News 03.11.2014, 10:24 Uhr

Hacking Team: geleaktes «Staatstrojaner-Handbuch»

Das Online-Magazin The Intercept und der kanadische Citizen Lab haben ein Handbuch der italienischen Firma Hacking Team veröffentlicht.
Tiefe Einblicke in staatliche Abhöraktionen gewähren erstmals zwei durchgesickerte Handbücher der italienischen Firma «Hacking Group». Veröffentlicht wurden sie vom Online-Magazin The Intercept und dem kanadischen Citizen Lab. Interessant ist zum einen, welch immenser Aufwand zum Erstellen der Schnüffelprogramme betrieben wird. Zum anderen schockiert, dass zahlreiche Sicherheitszertifikate bekannter Software-Häuser bereits völlig nutzlos sein könnten.

Leitfaden zur behördlichen Inspektion

Das Handbuch «Hacking suite for governmental interception» (PDF) fördert zutage, wie und womit die «Sicherheitstechniker» Schadprogramme einschleusen sollten. Sogar mit der Einfachheit der Tools wirbt die Firma in einem Prospekt. Denn für Plattformen wie Windows Phone, Symbian und Android stehen Entwicklerwerkzeuge zur Verfügung.
Um die Schnüffel-Software zu tarnen, sollen Spyware-Schreiber unauffällige Namen wählen. Damit Spionage-Software die Virenscanner ungehindert passieren kann, soll sie mit Zertifikaten vertauenswürdiger Firmen versehen sein. In der Anleitung rät Hacking Team Kunden sogar explizit dazu, Signierungszertifikate von Symantec, Thawte oder GoDaddy zu kaufen. Nebst der klassischen Infektion via E-Mail oder USB-Stick wird ein Arsenal an noch viel perfideren Methoden aufgezeigt.
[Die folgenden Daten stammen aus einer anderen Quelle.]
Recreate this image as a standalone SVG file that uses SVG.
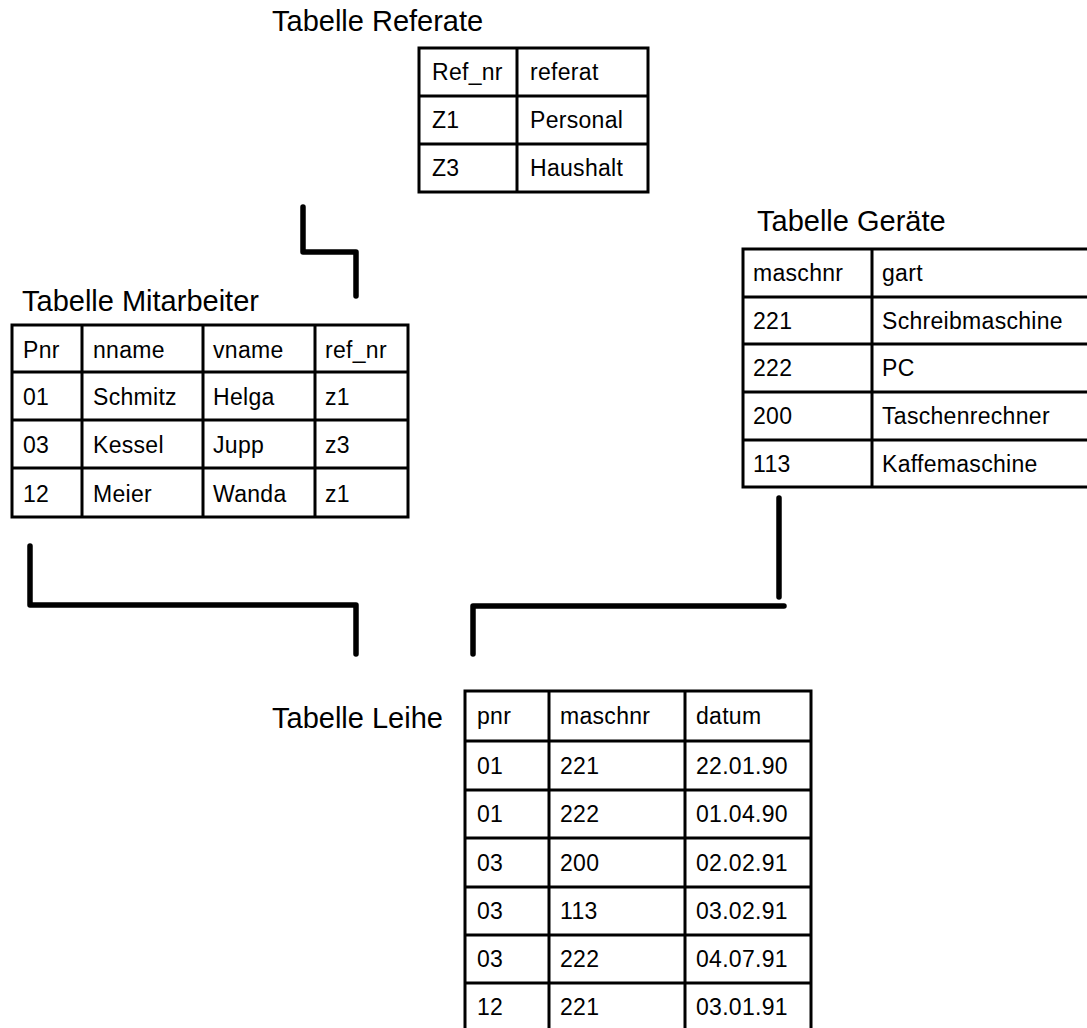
<svg xmlns="http://www.w3.org/2000/svg" width="1087" height="1028" viewBox="0 0 1087 1028">
  <style>
    .title { font-family: "Liberation Sans", Arial, sans-serif; font-size: 29px; fill: #000; }
    .cell { font-family: "Liberation Sans", Arial, sans-serif; font-size: 23px; letter-spacing: 0.3px; fill: #000; }
    .frame { fill: #fff; stroke: #000; stroke-width: 3; }
    .grid { stroke: #000; stroke-width: 3; fill: none; }
    .conn { stroke: #000; stroke-width: 5.5; fill: none; stroke-linecap: round; stroke-linejoin: round; }
  </style>

  <rect width="1087" height="1028" fill="#fff"/>

  <!-- connectors between the tables -->
  <g id="connectors">
    <polyline class="conn" points="303,207 303,252 356,252 356,296"/>
    <polyline class="conn" points="30,546 30,605 356,605 356,654"/>
    <polyline class="conn" points="473,654 473,606 784,606"/>
    <line class="conn" x1="779" y1="498" x2="779" y2="597"/>
  </g>

  <!-- Referate -->
  <g id="tabelle-referate">
    <text class="title" x="272" y="31">Tabelle Referate</text>
    <rect class="frame" x="419" y="48" width="229" height="144"/>
    <path class="grid" d="M517,48 V192 M419,96 H648 M419,144 H648"/>
    <text class="cell" x="432" y="80">Ref_nr</text>
    <text class="cell" x="530" y="80">referat</text>
    <text class="cell" x="432" y="128">Z1</text>
    <text class="cell" x="530" y="128">Personal</text>
    <text class="cell" x="432" y="176">Z3</text>
    <text class="cell" x="530" y="176">Haushalt</text>
  </g>

  <!-- Mitarbeiter -->
  <g id="tabelle-mitarbeiter">
    <text class="title" x="22" y="311">Tabelle Mitarbeiter</text>
    <rect class="frame" x="12" y="325" width="396" height="192"/>
    <path class="grid" d="M82,325 V517 M203,325 V517 M315,325 V517 M12,372 H408 M12,420 H408 M12,468 H408"/>
    <text class="cell" x="23" y="358">Pnr</text>
    <text class="cell" x="93" y="358">nname</text>
    <text class="cell" x="213" y="358">vname</text>
    <text class="cell" x="325" y="358">ref_nr</text>
    <text class="cell" x="23" y="405">01</text>
    <text class="cell" x="93" y="405">Schmitz</text>
    <text class="cell" x="213" y="405">Helga</text>
    <text class="cell" x="325" y="405">z1</text>
    <text class="cell" x="23" y="453">03</text>
    <text class="cell" x="93" y="453">Kessel</text>
    <text class="cell" x="213" y="453">Jupp</text>
    <text class="cell" x="325" y="453">z3</text>
    <text class="cell" x="23" y="502">12</text>
    <text class="cell" x="93" y="502">Meier</text>
    <text class="cell" x="213" y="502">Wanda</text>
    <text class="cell" x="325" y="502">z1</text>
  </g>

  <!-- Geräte -->
  <g id="tabelle-geraete">
    <text class="title" x="757" y="231">Tabelle Geräte</text>
    <rect class="frame" x="743" y="249" width="350" height="238"/>
    <path class="grid" d="M872,249 V487 M743,297 H1093 M743,344 H1093 M743,392 H1093 M743,440 H1093"/>
    <text class="cell" x="753" y="281">maschnr</text>
    <text class="cell" x="882" y="281">gart</text>
    <text class="cell" x="753" y="329">221</text>
    <text class="cell" x="882" y="329">Schreibmaschine</text>
    <text class="cell" x="753" y="376">222</text>
    <text class="cell" x="882" y="376">PC</text>
    <text class="cell" x="753" y="424">200</text>
    <text class="cell" x="882" y="424">Taschenrechner</text>
    <text class="cell" x="753" y="472">113</text>
    <text class="cell" x="882" y="472">Kaffemaschine</text>
  </g>

  <!-- Leihe -->
  <g id="tabelle-leihe">
    <text class="title" x="272" y="728">Tabelle Leihe</text>
    <rect class="frame" x="465" y="691" width="346" height="340"/>
    <path class="grid" d="M549,691 V1031 M685,691 V1031 M465,741 H811 M465,790 H811 M465,838 H811 M465,887 H811 M465,935 H811 M465,983 H811"/>
    <text class="cell" x="477" y="724">pnr</text>
    <text class="cell" x="560" y="724">maschnr</text>
    <text class="cell" x="696" y="724">datum</text>
    <text class="cell" x="477" y="774">01</text>
    <text class="cell" x="560" y="774">221</text>
    <text class="cell" x="696" y="774">22.01.90</text>
    <text class="cell" x="477" y="822">01</text>
    <text class="cell" x="560" y="822">222</text>
    <text class="cell" x="696" y="822">01.04.90</text>
    <text class="cell" x="477" y="871">03</text>
    <text class="cell" x="560" y="871">200</text>
    <text class="cell" x="696" y="871">02.02.91</text>
    <text class="cell" x="477" y="919">03</text>
    <text class="cell" x="560" y="919">113</text>
    <text class="cell" x="696" y="919">03.02.91</text>
    <text class="cell" x="477" y="967">03</text>
    <text class="cell" x="560" y="967">222</text>
    <text class="cell" x="696" y="967">04.07.91</text>
    <text class="cell" x="477" y="1015">12</text>
    <text class="cell" x="560" y="1015">221</text>
    <text class="cell" x="696" y="1015">03.01.91</text>
  </g>
</svg>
Infektion von Internet Service Providern

Der Leitfaden beschreibt überdies, wie mit einem Spyware Installer Hotspots emuliert werden können. Zudem bestünde die Möglichkeit, Hardware wie PoE-Injectors bei Internet Service Providern zu installieren. Ein infizierter Zielrechner könnte auf diese Weise völlig unbemerkt, z.B. über den Datenverkehr eines Streaming-Diensts, überwacht werden. Nach Analysen von Citizen Lab werden abgegriffene Dateien über ein riesiges Proxy-Netz umgeleitet, das ähnlich wie Tor, Datenspuren nicht zurückverfolgbar macht. Die Kontrollserver wurden im Frühjahr von Citizen Lab enttarnt.

Abhöraktionen ausserhalb der Verbrechensbekämpfung

Zwischen 240'000 und 1,2 Millionen Franken kostet nach Angaben der italienischen Zeitschrift L'Espresso im Jahre 2011 ein solches Programmpaket. Firmen wie das Hacking Team bezeichnen ihre Produkte als «legale Inspektion».
Citizen Lab vermutet, dass weltweit schon 21 staatliche Behörden Software von der Firma erworben hätten: darunter Länder wie Ägypten, Ungarn, Italien, Korea, Nigeria, Polen, Thailand, die Türkei und Saudi-Arabien.
Citizen Lab nennt einige Fälle, in denen das Remote Control System (RCS) der Firma nachweislich nicht nur zur Verbrechensbekämpfung eingesetzt wurde: etwa die Bespitzelung eines regierungsfeindlichen äthiopischen Senders und die eines marokkanischen Journalismusprojekts.
Laut The Intercept hätten Microsoft und Google nach Veröffentlichung des Berichts gleich einige Lücken bei Microsoft Live bzw. YouTube geschlossen.